» **Goal of the exercise**
Retype, please, the listing from its opening line through the line that contains "const FONT = 'Liberation", both included, without the pictures.

» **Supplied material**
##########
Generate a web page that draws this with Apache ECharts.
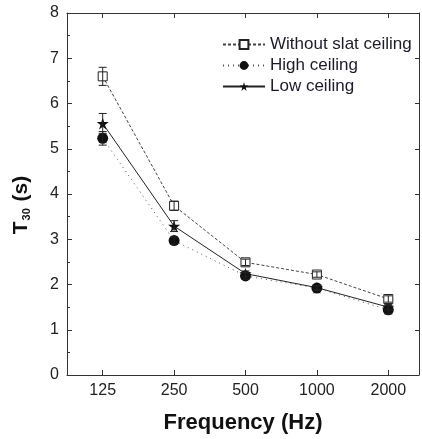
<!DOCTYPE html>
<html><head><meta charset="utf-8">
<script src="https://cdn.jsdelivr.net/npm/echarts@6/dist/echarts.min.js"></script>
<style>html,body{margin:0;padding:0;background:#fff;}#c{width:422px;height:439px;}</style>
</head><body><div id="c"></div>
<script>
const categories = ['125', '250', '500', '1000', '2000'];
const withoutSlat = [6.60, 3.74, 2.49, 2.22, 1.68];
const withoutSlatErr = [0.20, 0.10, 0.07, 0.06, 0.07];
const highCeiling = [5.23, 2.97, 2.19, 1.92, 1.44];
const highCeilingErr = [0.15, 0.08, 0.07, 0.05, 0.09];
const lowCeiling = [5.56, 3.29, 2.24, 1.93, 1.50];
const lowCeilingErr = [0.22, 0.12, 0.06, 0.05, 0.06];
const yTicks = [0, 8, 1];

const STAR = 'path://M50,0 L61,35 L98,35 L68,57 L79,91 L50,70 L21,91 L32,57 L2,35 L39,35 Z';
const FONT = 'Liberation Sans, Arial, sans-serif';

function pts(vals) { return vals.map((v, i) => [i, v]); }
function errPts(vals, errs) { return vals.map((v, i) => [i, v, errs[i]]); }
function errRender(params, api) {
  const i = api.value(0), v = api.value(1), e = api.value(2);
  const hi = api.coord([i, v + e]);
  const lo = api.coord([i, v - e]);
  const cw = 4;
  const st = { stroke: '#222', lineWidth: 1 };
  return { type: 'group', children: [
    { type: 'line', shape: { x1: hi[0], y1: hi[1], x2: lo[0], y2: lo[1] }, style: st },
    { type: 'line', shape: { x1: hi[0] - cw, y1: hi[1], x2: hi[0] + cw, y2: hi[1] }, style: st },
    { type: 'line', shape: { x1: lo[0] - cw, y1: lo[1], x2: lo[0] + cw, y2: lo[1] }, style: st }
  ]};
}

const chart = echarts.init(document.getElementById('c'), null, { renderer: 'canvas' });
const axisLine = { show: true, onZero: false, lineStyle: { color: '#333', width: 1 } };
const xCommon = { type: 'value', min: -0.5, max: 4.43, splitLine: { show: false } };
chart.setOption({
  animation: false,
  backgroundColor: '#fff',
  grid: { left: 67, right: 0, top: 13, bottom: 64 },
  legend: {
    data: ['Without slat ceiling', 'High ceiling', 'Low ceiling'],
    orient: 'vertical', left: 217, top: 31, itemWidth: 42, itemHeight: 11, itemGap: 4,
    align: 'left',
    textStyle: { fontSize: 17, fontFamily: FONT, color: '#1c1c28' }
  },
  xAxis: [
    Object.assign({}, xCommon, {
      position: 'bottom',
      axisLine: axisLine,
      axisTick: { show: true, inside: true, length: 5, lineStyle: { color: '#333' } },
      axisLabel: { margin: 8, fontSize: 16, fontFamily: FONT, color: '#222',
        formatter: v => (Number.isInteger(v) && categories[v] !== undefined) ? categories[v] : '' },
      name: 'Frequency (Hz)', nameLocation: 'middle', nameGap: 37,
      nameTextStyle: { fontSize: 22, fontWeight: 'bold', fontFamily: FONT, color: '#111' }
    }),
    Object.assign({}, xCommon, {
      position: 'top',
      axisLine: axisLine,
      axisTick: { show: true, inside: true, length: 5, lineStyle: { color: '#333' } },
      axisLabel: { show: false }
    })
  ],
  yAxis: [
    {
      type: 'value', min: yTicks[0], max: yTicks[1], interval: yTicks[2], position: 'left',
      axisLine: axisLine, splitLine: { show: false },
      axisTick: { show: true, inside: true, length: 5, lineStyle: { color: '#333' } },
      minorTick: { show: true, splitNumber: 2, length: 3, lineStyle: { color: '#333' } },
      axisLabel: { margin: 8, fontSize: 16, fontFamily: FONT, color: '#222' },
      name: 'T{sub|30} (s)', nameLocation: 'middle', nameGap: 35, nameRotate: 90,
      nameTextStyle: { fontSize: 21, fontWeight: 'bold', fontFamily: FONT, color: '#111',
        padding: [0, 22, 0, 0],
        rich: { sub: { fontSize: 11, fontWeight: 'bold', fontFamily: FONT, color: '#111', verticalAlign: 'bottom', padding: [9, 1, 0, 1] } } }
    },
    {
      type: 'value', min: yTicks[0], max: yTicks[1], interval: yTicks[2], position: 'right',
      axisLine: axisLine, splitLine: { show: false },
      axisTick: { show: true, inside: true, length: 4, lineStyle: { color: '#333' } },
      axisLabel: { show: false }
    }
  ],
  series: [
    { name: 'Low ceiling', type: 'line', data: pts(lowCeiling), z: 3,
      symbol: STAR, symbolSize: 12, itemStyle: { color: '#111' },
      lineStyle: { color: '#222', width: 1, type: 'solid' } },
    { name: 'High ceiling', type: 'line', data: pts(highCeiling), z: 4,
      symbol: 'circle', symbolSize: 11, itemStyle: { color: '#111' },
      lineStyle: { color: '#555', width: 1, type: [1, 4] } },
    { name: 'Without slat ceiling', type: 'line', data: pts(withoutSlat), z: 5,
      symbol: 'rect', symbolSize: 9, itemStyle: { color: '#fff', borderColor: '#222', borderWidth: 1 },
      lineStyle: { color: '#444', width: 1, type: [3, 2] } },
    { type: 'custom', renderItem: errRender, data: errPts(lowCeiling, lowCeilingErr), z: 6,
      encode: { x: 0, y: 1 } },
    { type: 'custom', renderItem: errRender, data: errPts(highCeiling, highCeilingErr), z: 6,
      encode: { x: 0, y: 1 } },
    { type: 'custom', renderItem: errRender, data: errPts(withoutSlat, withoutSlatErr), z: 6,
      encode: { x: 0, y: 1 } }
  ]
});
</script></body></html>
##########
» **Solution to the exercise**
Generate a web page that draws this with Apache ECharts.
<!DOCTYPE html>
<html><head><meta charset="utf-8">
<script src="https://cdn.jsdelivr.net/npm/echarts@6/dist/echarts.min.js"></script>
<style>html,body{margin:0;padding:0;background:#fff;}#c{width:422px;height:439px;}</style>
</head><body><div id="c"></div>
<script>
const categories = ['125', '250', '500', '1000', '2000'];
const withoutSlat = [6.60, 3.74, 2.49, 2.22, 1.68];
const withoutSlatErr = [0.20, 0.10, 0.07, 0.06, 0.07];
const highCeiling = [5.23, 2.97, 2.19, 1.92, 1.44];
const highCeilingErr = [0.15, 0.08, 0.07, 0.05, 0.09];
const lowCeiling = [5.56, 3.29, 2.24, 1.93, 1.50];
const lowCeilingErr = [0.22, 0.12, 0.06, 0.05, 0.06];
const yTicks = [0, 8, 1];

const STAR = 'path://M50,0 L61,35 L98,35 L68,57 L79,91 L50,70 L21,91 L32,57 L2,35 L39,35 Z';
const FONT = 'Liberation Sans, Arial, sans-serif';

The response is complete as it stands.